Только вот опыт этот – опыт окраин империи – ныне не такой, как был полвека назад. Никаких тебе милых двориков искандеровского Сухуми. Никакого «Мимино». В лучшем случае – в благополучных местах – перед нами сложная балансировка между модернизационным прорывом и соскальзыванием в давно ушедшую, казалось бы, архаику, причем балансировка на краю дымящегося вулкана. Но есть и места, где извержение уже произошло. Есть «горячие точки».

Тамерлан Тадтаев из Южной Осетии – куда уж горячее…

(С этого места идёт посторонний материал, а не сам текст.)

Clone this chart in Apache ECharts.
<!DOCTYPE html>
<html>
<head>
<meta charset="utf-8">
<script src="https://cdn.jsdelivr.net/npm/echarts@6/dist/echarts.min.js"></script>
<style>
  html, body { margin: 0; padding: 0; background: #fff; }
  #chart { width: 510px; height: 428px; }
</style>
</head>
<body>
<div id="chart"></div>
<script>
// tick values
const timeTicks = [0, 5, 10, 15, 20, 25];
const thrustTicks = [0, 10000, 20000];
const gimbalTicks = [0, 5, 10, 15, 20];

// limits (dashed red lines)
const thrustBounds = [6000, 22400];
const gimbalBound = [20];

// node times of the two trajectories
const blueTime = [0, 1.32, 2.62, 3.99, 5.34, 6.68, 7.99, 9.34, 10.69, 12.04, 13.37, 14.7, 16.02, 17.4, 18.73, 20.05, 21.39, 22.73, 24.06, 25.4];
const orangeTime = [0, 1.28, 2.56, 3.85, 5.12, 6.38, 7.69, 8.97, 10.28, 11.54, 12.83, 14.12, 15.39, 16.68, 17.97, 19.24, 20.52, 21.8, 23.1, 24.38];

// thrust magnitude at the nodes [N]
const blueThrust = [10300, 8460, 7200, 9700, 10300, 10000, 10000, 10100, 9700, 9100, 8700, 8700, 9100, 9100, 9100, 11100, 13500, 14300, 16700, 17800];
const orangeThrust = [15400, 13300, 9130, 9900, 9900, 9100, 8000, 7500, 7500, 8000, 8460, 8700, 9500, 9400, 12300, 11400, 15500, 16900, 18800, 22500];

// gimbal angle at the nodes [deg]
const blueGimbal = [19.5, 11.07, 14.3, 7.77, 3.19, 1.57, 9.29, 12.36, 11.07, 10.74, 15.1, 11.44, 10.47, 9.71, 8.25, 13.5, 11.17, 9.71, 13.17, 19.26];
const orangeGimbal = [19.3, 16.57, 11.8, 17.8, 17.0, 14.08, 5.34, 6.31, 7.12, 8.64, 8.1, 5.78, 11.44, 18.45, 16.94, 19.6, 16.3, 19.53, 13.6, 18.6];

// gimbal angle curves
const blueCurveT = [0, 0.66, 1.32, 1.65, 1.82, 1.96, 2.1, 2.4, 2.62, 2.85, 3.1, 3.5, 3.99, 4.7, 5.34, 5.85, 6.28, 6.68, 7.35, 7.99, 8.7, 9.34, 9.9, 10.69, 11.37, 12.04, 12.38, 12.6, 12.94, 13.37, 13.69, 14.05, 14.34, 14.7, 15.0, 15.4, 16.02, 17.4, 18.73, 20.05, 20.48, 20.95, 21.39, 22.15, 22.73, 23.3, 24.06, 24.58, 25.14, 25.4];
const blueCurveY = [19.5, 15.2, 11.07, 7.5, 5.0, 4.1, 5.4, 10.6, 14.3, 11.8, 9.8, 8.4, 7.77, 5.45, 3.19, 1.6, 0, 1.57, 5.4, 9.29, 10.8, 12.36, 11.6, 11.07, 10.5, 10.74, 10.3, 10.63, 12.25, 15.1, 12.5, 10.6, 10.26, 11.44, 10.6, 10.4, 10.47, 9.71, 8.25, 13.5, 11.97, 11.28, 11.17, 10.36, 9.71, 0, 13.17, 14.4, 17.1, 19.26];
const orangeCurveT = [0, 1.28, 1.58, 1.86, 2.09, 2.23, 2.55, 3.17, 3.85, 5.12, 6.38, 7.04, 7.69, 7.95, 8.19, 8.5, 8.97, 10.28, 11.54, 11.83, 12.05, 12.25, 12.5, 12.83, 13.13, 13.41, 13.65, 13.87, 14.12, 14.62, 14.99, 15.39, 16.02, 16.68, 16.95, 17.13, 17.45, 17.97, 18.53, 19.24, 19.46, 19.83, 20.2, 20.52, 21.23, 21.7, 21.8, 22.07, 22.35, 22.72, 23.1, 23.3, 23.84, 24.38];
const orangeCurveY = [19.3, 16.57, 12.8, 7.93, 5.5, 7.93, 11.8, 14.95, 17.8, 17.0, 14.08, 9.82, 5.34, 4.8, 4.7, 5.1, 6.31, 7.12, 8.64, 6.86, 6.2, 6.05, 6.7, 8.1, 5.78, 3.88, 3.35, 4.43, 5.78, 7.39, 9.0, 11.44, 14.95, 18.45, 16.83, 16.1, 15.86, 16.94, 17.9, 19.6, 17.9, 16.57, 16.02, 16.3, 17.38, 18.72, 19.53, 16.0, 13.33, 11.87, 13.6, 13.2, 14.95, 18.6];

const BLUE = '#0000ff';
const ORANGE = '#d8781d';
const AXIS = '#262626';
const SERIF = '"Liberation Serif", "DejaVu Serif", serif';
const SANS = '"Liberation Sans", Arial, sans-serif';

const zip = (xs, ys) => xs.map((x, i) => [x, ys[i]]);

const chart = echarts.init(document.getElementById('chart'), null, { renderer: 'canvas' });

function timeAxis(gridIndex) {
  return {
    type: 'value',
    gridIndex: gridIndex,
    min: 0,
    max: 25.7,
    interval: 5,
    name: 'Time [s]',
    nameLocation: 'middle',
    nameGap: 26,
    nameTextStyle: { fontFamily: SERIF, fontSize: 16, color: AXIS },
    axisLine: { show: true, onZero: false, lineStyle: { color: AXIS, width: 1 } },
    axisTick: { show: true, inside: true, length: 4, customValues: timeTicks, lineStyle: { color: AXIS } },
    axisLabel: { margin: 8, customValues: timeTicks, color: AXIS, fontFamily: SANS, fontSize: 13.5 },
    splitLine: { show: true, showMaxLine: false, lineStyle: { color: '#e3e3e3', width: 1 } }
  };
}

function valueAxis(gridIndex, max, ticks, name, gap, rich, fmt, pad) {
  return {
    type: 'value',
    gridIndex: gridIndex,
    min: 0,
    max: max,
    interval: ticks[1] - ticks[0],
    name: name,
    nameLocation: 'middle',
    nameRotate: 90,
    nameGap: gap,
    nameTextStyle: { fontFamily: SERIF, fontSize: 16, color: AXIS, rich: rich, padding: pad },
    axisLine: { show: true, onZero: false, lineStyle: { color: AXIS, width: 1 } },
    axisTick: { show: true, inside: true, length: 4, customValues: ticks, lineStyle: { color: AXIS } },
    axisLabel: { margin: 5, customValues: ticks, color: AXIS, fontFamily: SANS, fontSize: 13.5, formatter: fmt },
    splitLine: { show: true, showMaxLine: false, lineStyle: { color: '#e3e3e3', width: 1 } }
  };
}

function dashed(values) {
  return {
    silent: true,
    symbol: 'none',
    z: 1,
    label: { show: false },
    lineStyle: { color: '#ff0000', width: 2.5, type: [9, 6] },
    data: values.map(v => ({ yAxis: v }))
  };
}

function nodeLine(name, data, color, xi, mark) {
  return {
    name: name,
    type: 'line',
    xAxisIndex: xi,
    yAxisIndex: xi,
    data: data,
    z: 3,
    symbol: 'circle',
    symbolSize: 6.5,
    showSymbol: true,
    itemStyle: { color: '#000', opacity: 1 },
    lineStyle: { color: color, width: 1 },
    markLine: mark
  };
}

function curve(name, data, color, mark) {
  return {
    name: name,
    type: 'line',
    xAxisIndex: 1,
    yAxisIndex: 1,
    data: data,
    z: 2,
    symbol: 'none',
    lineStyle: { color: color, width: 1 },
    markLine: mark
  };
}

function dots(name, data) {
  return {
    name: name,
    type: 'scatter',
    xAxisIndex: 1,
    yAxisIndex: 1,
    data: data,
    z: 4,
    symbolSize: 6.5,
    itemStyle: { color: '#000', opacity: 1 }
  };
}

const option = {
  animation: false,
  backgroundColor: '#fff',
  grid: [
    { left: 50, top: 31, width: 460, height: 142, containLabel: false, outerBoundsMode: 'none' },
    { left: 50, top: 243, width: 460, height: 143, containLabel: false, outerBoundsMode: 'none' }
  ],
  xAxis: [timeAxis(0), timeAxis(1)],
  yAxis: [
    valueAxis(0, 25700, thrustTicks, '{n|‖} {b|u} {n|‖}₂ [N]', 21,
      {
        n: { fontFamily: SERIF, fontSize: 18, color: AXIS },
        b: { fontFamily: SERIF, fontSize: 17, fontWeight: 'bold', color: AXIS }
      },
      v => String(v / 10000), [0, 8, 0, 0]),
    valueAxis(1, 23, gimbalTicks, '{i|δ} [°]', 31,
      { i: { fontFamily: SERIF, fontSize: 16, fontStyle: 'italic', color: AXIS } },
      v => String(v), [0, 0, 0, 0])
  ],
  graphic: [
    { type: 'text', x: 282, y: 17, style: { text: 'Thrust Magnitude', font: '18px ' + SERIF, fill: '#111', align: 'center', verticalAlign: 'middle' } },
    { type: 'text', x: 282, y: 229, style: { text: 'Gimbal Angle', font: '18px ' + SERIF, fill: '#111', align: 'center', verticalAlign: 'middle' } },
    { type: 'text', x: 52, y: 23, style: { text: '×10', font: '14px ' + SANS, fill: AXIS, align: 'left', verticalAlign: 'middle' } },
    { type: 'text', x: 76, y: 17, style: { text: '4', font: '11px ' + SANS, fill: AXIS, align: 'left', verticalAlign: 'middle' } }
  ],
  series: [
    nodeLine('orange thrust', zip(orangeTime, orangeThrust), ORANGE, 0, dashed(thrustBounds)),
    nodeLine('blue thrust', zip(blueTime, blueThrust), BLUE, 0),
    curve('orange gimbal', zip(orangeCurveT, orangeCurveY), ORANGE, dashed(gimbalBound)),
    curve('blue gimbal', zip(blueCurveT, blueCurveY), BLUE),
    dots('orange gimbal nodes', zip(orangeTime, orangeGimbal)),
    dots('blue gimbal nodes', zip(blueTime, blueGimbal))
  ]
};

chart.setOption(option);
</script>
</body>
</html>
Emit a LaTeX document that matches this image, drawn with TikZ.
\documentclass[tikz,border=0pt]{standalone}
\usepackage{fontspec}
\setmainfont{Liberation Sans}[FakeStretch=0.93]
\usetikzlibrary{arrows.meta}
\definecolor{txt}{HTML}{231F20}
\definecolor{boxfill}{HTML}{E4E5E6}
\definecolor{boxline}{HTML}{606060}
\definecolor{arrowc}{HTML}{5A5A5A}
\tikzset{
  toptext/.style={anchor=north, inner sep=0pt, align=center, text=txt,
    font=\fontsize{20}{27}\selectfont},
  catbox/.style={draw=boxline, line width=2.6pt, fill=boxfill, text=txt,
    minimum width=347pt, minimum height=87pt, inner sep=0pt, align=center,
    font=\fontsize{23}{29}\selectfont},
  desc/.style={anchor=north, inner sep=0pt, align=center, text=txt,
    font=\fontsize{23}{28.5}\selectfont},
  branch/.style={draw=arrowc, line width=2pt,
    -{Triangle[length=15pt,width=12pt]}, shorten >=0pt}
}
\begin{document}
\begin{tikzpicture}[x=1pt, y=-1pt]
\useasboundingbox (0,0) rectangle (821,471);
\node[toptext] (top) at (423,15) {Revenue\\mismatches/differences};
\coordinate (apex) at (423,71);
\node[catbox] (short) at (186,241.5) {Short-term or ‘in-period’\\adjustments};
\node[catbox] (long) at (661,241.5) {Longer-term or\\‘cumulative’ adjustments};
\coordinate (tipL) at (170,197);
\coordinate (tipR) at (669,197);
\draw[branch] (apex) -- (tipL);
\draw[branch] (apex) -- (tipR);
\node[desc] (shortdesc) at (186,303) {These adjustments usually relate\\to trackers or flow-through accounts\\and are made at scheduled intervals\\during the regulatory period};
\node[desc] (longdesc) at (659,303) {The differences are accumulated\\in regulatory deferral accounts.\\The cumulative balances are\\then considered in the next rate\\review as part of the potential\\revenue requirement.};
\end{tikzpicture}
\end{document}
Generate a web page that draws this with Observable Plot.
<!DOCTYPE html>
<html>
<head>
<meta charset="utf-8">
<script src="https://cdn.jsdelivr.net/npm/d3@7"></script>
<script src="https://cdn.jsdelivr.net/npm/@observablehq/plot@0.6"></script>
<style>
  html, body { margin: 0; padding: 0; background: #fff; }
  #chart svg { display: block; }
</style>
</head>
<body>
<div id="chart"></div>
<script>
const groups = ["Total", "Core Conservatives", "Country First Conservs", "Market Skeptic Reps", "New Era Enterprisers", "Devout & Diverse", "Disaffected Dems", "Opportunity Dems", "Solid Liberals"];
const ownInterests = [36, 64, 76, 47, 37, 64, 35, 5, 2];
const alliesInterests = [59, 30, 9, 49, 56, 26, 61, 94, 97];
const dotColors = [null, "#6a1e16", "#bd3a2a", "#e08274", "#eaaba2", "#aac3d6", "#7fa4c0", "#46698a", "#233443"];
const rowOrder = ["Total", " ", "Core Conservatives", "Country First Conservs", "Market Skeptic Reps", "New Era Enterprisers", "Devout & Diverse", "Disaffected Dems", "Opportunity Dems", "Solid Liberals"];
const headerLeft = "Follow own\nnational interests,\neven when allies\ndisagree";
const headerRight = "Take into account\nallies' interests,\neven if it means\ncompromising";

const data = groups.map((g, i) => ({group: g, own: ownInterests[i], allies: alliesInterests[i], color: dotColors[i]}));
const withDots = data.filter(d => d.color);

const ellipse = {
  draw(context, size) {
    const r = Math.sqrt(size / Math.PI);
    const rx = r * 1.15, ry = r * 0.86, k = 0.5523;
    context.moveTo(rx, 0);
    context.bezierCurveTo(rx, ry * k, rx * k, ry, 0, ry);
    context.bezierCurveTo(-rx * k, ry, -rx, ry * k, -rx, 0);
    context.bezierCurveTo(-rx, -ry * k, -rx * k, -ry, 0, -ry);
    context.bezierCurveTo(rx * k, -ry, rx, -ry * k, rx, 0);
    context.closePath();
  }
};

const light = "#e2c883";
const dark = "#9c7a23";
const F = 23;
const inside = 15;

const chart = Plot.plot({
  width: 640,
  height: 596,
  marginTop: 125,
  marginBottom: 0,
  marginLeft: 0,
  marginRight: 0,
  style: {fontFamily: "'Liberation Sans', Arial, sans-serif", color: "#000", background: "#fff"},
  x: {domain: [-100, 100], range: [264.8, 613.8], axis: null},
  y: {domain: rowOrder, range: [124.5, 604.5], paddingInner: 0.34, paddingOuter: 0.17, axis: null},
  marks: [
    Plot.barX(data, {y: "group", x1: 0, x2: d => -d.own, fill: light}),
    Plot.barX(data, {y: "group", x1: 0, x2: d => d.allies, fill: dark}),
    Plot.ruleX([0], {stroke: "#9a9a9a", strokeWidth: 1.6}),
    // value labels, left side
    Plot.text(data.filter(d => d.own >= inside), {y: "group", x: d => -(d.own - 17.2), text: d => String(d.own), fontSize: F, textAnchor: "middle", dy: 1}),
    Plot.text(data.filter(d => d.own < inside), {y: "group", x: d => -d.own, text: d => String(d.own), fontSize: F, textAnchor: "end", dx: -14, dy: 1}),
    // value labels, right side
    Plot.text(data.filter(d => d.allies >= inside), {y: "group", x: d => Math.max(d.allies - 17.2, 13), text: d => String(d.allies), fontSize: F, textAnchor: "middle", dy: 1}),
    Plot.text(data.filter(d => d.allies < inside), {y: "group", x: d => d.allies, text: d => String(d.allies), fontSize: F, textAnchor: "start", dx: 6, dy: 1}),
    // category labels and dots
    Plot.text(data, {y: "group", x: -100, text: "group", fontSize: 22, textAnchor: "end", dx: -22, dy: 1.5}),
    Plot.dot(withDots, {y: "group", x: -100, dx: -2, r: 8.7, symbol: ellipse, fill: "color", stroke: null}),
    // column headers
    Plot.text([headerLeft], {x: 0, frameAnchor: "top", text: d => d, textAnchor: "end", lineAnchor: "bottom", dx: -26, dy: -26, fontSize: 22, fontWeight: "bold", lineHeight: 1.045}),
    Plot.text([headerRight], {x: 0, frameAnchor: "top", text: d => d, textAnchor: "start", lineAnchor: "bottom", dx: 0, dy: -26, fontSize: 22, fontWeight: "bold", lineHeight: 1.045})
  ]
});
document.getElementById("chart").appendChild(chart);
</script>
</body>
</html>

Но это сейчас. Завязка его книги – превращение той самой «искандеровской» колоритно-интернациональной, обаятельно-ленивой, южной жизни в многолетний будничный ад. Впрочем, и сама эта жизнь изначально не кажется такой уж «райской». Точнее, это радости нищеты – детство скорее Гека, чем Тома (или Чика, или Чука-и-Гека):

«…Жили мы во времянке, случалось, голодали, в моих волосах водились вши, мама вычесывала маленьких гнид и давила ногтями. И все же халва казалась необыкновенно вкусной, она была желтая, как червонное золото; гаванская сигара стоила рубль, а на двадцать копеек можно было купить столько слипшихся фиников, что я наедался и еще оставалось».

И все же, все же…

Время, как во всяком описании позднесоветского мира, кажется остановившимся или очень медленным, хотя что-то все же происходит (например, евреи уезжают в Израиль) – и присутствуют воспоминания о прошлом. Дед героя, скажем, участвовал в Гражданской войне (на стороне белых – как земляк Тадтаева Гайто Газданов – первый осетин, ставший большим русским писателем). Происходило это ровно за сто лет до выхода книги. Эти события задают внутреннее время книги. Кровавое прошлое не ушло – оно лишь затаилось, спряталось куда-то под землю и прорвется при первом же ослаблении государственного поводка. Это ощущается с первых же страниц.

Половое созревание (секс вообще играет в книге большую роль) приносит как будто большую чуткость к подземным толчкам; а дальше – годы в Душанбе, мире еще советском, но внутренне чужом, где герой, выпавший из мира кавказских земляческих связей и не включенный в местные, оказывается изгоем, объектом агрессии. Эти годы разделяют «ту» (мирную) и «эту» Осетию; они же разделяют двух героев – мальчика и поневоле жестокого мужчину.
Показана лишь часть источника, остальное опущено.